Nevis Financial Services Department (pictured above). This is the regulator which oversees the formation of offshore LLCs. They are courteous and business minded. They have also published a list of registered agents. At the bottom of the page is their list of fees in USD.
Registered Agents. One must use the services of a registered agent to form an LLC. Their level of sophistication varies greatly. This being a small country, their offices are literally a short walk from each other. To note, the entire process can be completed remotely.
Required documentation by registered agents. It could be argued that an applicant needs to disclose more information to registered agents that it would in the US. This is counterintuitive, considering Nevis sells the concept of “secrecy”. A bank which provides those services for its clients pointed out that this is due to their own compliance requirements. Like for the investment process, a good due diligence process is critical. That is why we chose to physically meet with them.
More information. Our library contains a review of Registered Agents, Application to form an LLC and IBC, the Non-Cooperative Jurisdiction List published by the Nevis Financial Services Commission, Offshore Bank Account application and other materials.
Finally, the government has published the information shown below regarding the advantages of a Nevis LLC.
The Nevis LLC
is a business entity that provides an alternative to those who might consider using corporations or partnerships.
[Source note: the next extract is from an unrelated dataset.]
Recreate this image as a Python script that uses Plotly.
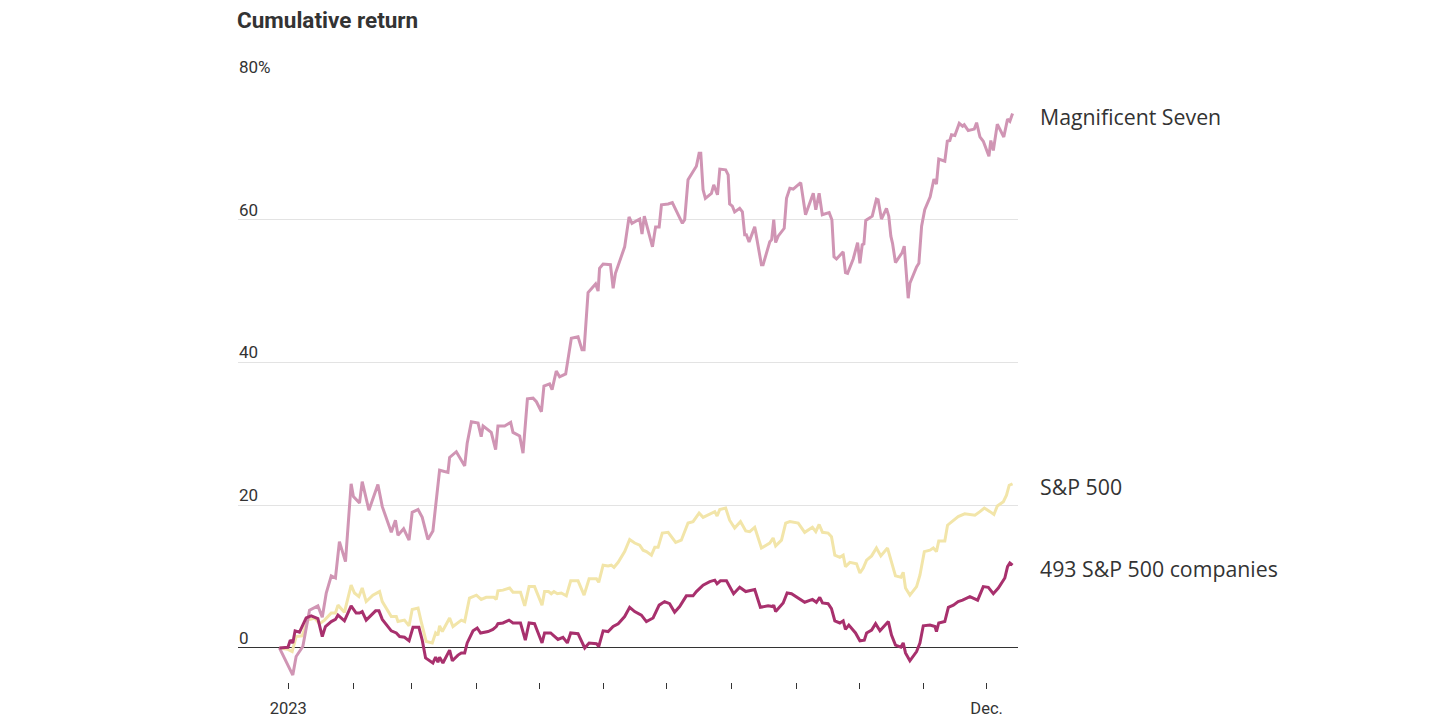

An LLC formed under the Nevis Limited Liability Company Ordinance shall be a legal entity with separate rights and liabilities, distinct from its managers or members. Therefore, the LLC shall be liable for its own debts, obligations, and liabilities.
An LLC formed in Nevis may be used for any lawful business purpose. It may be used for any legitimate business venture or professional practice including international financing arrangements for US or non-US operations, real estate holdings, manufacturing concerns and as an operational or investment vehicle for international trusts.
The owner of a Nevis LLC is referred to as a member, who may be thought of in the same way as one thinks of partners in a partnership or shareholders in a corporation. Their precise characterisation depends on the nature of the LLC's management. One or more persons can form a Nevis LLC, such person or persons do not have to be a member of the LLC. The Nevis LLC should have at least one member and such member can be the Manager or any other person or business entity. The LLC can be supervised exclusive of the members or by all of the members. Corporations are permitted to act as Managers and/or members. The Nevis LLC does not require the appointment of directors or officers. This allows for there to be flexibility in the management structure.
By virtue of the legislation, a Nevis LLC is required to maintain a registered agent in Nevis. Failure to do this can result in the dissolution of the LLC. A Nevis LLC is formed by filing Articles of Organisation with the Registrar of Offshore Companies. No initial capital is required at the formation of a Nevis LLC and the LLC is not required to issue shares to commence operations. The members of a LLC may enter into written or verbal "Operating Agreement" but this is not mandatory unless specified by the articles of organization. The company's operation and the rights among the members are defined through the operating agreement.
A foreign LLC (or similar entity) may easily convert to a Nevis LLC by a simple conversion procedure. Other foreign entities, such as corporations, may convert after transferring their domicile under an equally simple process. There is also provision for emergency transfer of domicile.
The Nevis LLC Ordinance gives members added protection by stating explicitly that naming a member or manager in any legal action brought against the company is legal grounds for dismissal or at the very least motion for a mis-joinder.